En el lienzo apocalíptico (por momentos más bien psicodélico) que presenta Emiliano Rocha se pueden encontrar influencias variadas, visuales y conceptuales. No es difícil pensar en el aniquilamiento social que ha llegado a proponer Haneke, pero de la mano de la desesperanza y zozobra encabronada de los cuadros de Francis Bacon, la violencia artística del cine de Zulawski y la inescrupulosa carnalidad de Gaspar Noé, aderezado por chambonadas que bien pueden proceder de Chespirito, una de las referencias que el propio director asume. El mundo que vemos en Tenemos la carne y que a tantos incomoda, es la realidad aglomerada y condensada de la crisis profunda (de valores, de afectos, de asideros, de esperanza) que vive un México muy violento en la actualidad, herencia de un México históricamente violento, con una clase política corrupta, impune, y una sociedad poco civilizada. Parece, hoy en día, que todo está escalando in crescendo (como cuando Mariano toca desquiciado el tambor y la cámara hipnotizada se enreda en su ritmo y termina envolviéndolo) y que nos acercamos inexorablemente a una detonación estruendosa.

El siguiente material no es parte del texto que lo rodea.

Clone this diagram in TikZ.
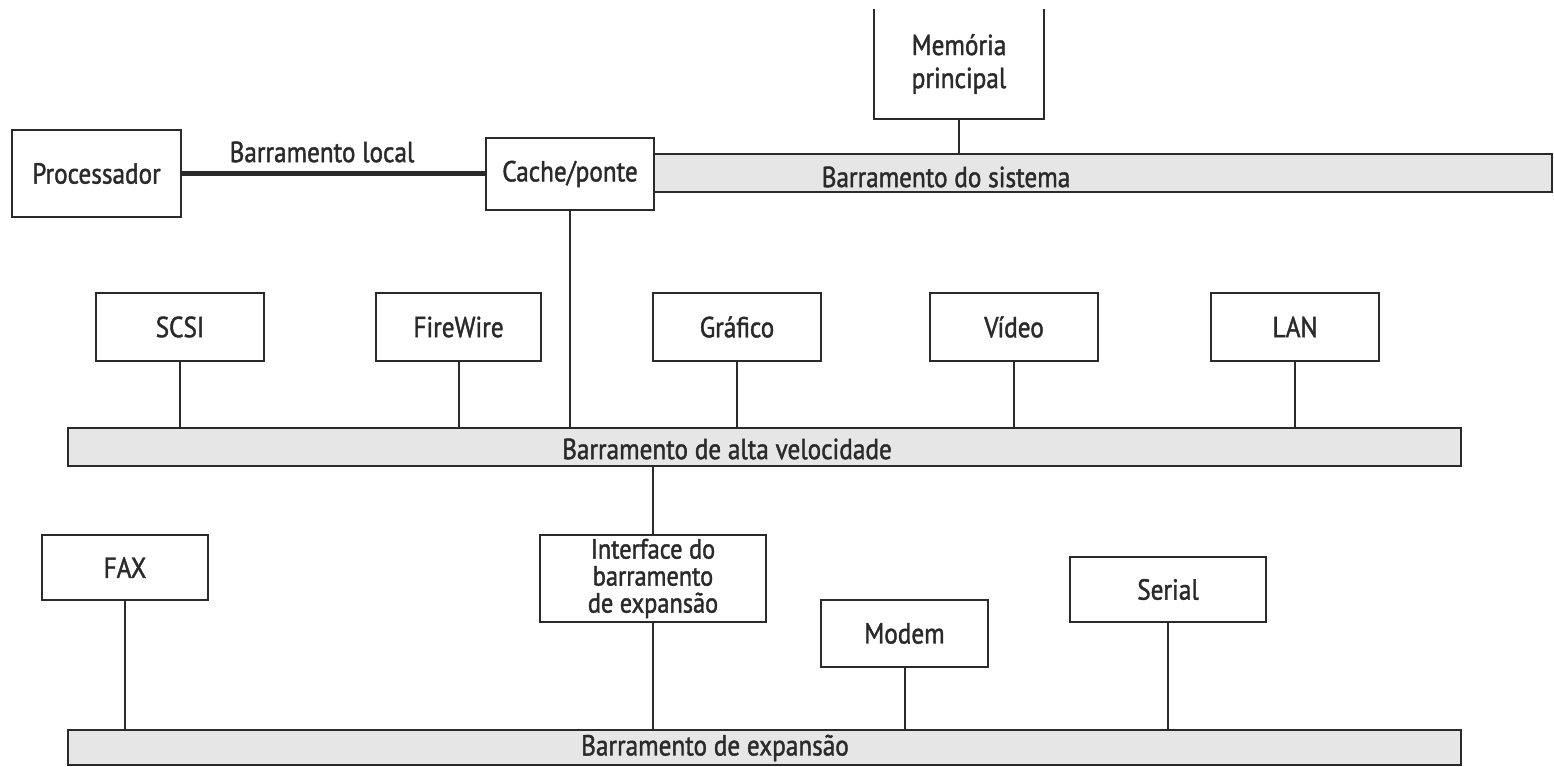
\documentclass[tikz,border=0pt]{standalone}
\usepackage{fontspec}
\setmainfont{PT Sans}[FakeStretch=0.87,FakeBold=1.4]
\definecolor{busgray}{HTML}{E6E6E6}
\definecolor{ink}{HTML}{2A2A2A}
\begin{document}
\begin{tikzpicture}[x=1pt,y=-1pt,
  box/.style={draw=ink,line width=2pt,fill=white,inner sep=0pt,align=center,font=\fontsize{29}{32}\selectfont,text=ink},
  bus/.style={draw=ink,line width=2pt,fill=busgray,inner sep=0pt},
  lbl/.style={inner sep=0pt,font=\fontsize{29}{32}\selectfont,text=ink},
  wire/.style={draw=ink,line width=2pt}]
\useasboundingbox (0,0) rectangle (1554,766);
% buses
\node[bus,minimum width=898pt,minimum height=38pt] (sys) at (1103,173) {};
\node[lbl] (syslbl) at (946,177) {Barramento do sistema};
\node[bus,minimum width=1393pt,minimum height=38pt] (alta) at (764.5,447) {};
\node[lbl] (altalbl) at (727,449) {Barramento de alta velocidade};
\node[bus,minimum width=1393pt,minimum height=35pt] (exp) at (764.5,747.5) {};
\node[lbl] (explbl) at (715,748) {Barramento de expansão};
% top
\node[box,minimum width=169pt,minimum height=87pt] (proc) at (96.5,173.5) {Processador};
\node[box,minimum width=168pt,minimum height=72pt] (cache) at (570,174) {Cache/ponte};
\node[box,draw=none,minimum width=168pt,minimum height=108pt] (mem) at (959,64) {Memória\\[1pt]principal};
\draw[wire] (mem.north west) -- (mem.south west) -- (mem.south east) -- (mem.north east);
\node[lbl] (loclbl) at (322,152) {Barramento local};
\draw[draw=ink,line width=5pt] (proc.east) -- (proc.east -| cache.west);
\draw[wire] (mem.south) -- (mem.south |- sys.north);
% middle row
\node[box,minimum width=168pt,minimum height=68pt] (scsi) at (180,327) {SCSI};
\node[box,minimum width=165pt,minimum height=68pt] (fw) at (458.5,327) {FireWire};
\node[box,minimum width=168pt,minimum height=68pt] (graf) at (737,327) {Gráfico};
\node[box,minimum width=168pt,minimum height=68pt] (video) at (1014,327) {Vídeo};
\node[box,minimum width=168pt,minimum height=68pt] (lan) at (1295,327) {LAN};
\foreach \n in {scsi,fw,graf,video,lan}
  \draw[wire] (\n.south) -- (\n.south |- alta.north);
\draw[wire] (cache.south) -- (cache.south |- alta.north);
% bottom row
\node[box,minimum width=226pt,minimum height=87pt,font=\fontsize{28}{27}\selectfont] (iface) at (653,578.5) {Interface do\\barramento\\de expansão};
\node[box,minimum width=166pt,minimum height=65pt] (fax) at (125,567.5) {FAX};
\node[box,minimum width=167pt,minimum height=67pt] (modem) at (904.5,633.5) {Modem};
\node[box,minimum width=196pt,minimum height=65pt] (serial) at (1168,589.5) {Serial};
\draw[wire] (iface.north) -- (iface.north |- alta.south);
\foreach \n in {iface,fax,modem,serial}
  \draw[wire] (\n.south) -- (\n.south |- exp.north);
\end{tikzpicture}
\end{document}
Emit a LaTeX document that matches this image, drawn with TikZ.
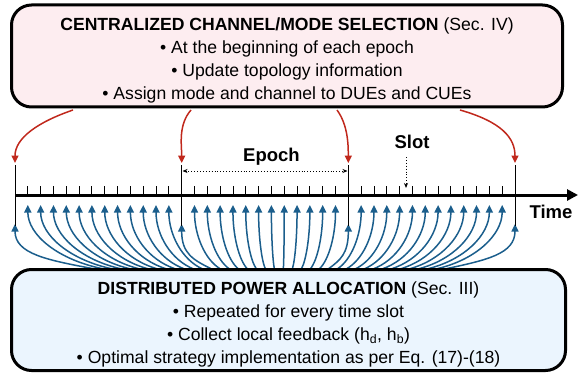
\documentclass[tikz,border=0pt]{standalone}
\usepackage{fontspec}
\setmainfont{Liberation Sans}
\usetikzlibrary{arrows.meta}
\definecolor{redarr}{HTML}{C0281C}
\definecolor{bluearr}{HTML}{1B5E8C}
\definecolor{pinkfill}{HTML}{FDEDF0}
\definecolor{bluefill}{HTML}{EBF5FE}
\begin{document}
\begin{tikzpicture}[x=1pt,y=-1pt,
  panel/.style={draw=black, line width=3pt, rounded corners=20pt, inner sep=0pt},
  paneltext/.style={align=center, font=\fontsize{17.6}{23}\selectfont, inner sep=0pt},
  bluearrow/.style={draw=bluearr, line width=1.5pt, -{Triangle[length=7.5pt,width=7pt]}},
  redarrow/.style={draw=redarr, line width=1.5pt, -{Triangle[length=7.5pt,width=7pt]}},
  smalltick/.style={draw=black, line width=0.9pt},
  majortick/.style={draw=black, line width=0.9pt},
  axisline/.style={draw=black, line width=3pt, -{Triangle[length=11pt,width=11pt]}},
  dotarrow/.style={draw=black, line width=0.9pt, dotted, -{Stealth[length=5pt,width=4pt]}},
  lbl/.style={font=\fontsize{18.5}{20}\selectfont\bfseries, inner sep=0pt}
]
\useasboundingbox (0,0) rectangle (578,377);

% blue feedback arrows
\foreach \j in {0,...,39} {
  \pgfmathsetmacro{\tx}{15+\j*12.8205}
  \pgfmathsetmacro{\ty}{mod(\j,13)==0 ? 224 : 205}
  \pgfmathsetmacro{\ox}{84.4+0.7*\tx}
  \pgfmathsetmacro{\ca}{\ox+0.6*(\tx-\ox)}
  \pgfmathsetmacro{\cb}{\ty+30}
  \coordinate (bo\j) at (\ox,269);
  \coordinate (bt\j) at (\tx,\ty);
  \draw[bluearrow] (bo\j) .. controls (\ca,260) and (\tx,\cb) .. (bt\j);
}

% small ticks
\foreach \j in {1,...,38} {
  \pgfmathsetmacro{\tx}{15+\j*12.8205}
  \coordinate (st\j) at (\tx,186);
  \coordinate (sb\j) at (\tx,195);
  \draw[smalltick] (st\j) -- (sb\j);
}
% major ticks
\foreach \j in {0,13,26,39} {
  \pgfmathsetmacro{\tx}{15+\j*12.8205}
  \coordinate (mt\j) at (\tx,165);
  \coordinate (mb\j) at (\tx,226);
  \draw[majortick] (mt\j) -- (mb\j);
}

% axis
\coordinate (ax0) at (15,195);
\coordinate (ax1) at (578,195);
\draw[axisline] (ax0) -- (ax1);
\node[lbl] (time) at (551,212) {Time};

% epoch
\coordinate (ep0) at (182.5,171);
\coordinate (ep1) at (347.5,171);
\draw[dotarrow, {Stealth[length=5pt,width=4pt]}-{Stealth[length=5pt,width=4pt]}] (ep0) -- (ep1);
\node[lbl] (epoch) at (271.5,157) {Epoch};

% slot
\node[lbl] (slot) at (412,142) {Slot};
\coordinate (sl0) at (406,157);
\coordinate (sl1) at (406,188);
\draw[dotarrow] (sl0) -- (sl1);

% panels
\node[panel, fill=pinkfill, minimum width=551pt, minimum height=102pt] (top) at (287,56) {};
\node[paneltext] (toptext) at (287,60)
 {{\bfseries CENTRALIZED CHANNEL/MODE SELECTION} (Sec. IV)\\
  • At the beginning of each epoch\\
  • Update topology information\\
  • Assign mode and channel to DUEs and CUEs};
\node[panel, fill=bluefill, minimum width=554pt, minimum height=101pt] (bot) at (288.5,320) {};
\node[paneltext] (bottext) at (288.5,324)
 {{\bfseries DISTRIBUTED POWER ALLOCATION} (Sec. III)\\
  • Repeated for every time slot\\
  • Collect local feedback (h\textsubscript{d}, h\textsubscript{b})\\
  • Optimal strategy implementation as per Eq. (17)-(18)};

% red arrows
\coordinate (ro1) at (73,110);
\coordinate (ro2) at (191,110);
\coordinate (ro3) at (337,110);
\coordinate (ro4) at (460,110);
\coordinate (rt1) at (15,163);
\coordinate (rt2) at (181.7,163);
\coordinate (rt3) at (348.3,163);
\coordinate (rt4) at (515,163);
\draw[redarrow] (ro1) .. controls (38,122) and (15,138) .. (rt1);
\draw[redarrow] (ro2) .. controls (178,125) and (181.7,145) .. (rt2);
\draw[redarrow] (ro3) .. controls (348,125) and (348.3,145) .. (rt3);
\draw[redarrow] (ro4) .. controls (502,122) and (515,138) .. (rt4);
\end{tikzpicture}
\end{document}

La soledad que vive Mariano, si bien asumida, es inclemente y, parece, ineludible. Queramos reconocerlo, o no, la compartimos con él. Y a la mayoría nos ha pasado quedar atrapados (aunque sea temporalmente, como lo es el filme a fin de cuentas –apenas ochenta minutos-, un exabrupto instalado en la mente del director, que se manifestará en ocasiones en su vida y en otras tal vez se apagará y que, por lo pronto, eligió plasmar de forma artística para compartirlo y para que, ése sí, permanezca) en la desazón, la rabia y la impotencia, dejando que los caprichos de la mente se den gusto con sus debrayes. El arrebato de Emiliano es como una pesadilla llena de furia, pero también de cinismo, hacia fuera pero igualmente hacia dentro. Se rebela ante el sistema que critica, pero no termina de estar inmune a sus coqueteos, ni exento de ser parte de la putrefacción en que se ampara. Lo que es, al mismo tiempo, en este universo de contradicciones, virtud y defecto de Tenemos la carne.

Los soliloquios de Mariano, vomitados con rencor, desfachatez y un buen grado de humor, bien pueden tener como antecedente el inicio del filme de la madre de Emiliano, Sarah Minter (videoasta y cineasta), titulado Nadie es inocente (1987), solo que en el cortometraje que ella dirigió la voz en off de un chico que se está despidiendo de Neza, su tierra, habla más bien en un tono de dulce resignación. Pero se trata de un tipo igual de alienado, que podría ser una versión joven de Mariano, que tras años de frustraciones e impotencia al ver cómo todo se va al carajo decide que, si se va a ir, se vaya en serio. Y entonces es que se aísla por completo y se entrega a la corrupción total, al aniquilamiento del yo en este colérico impulso, al mismo tiempo doloroso; la aceptación (de nuevo, casi adolescente) de que si todo se lo está llevando la chingada, la exigencia no es resistir o buscar alguna transformación, sino simplemente disfrutar el proceso con orgiástica seriedad.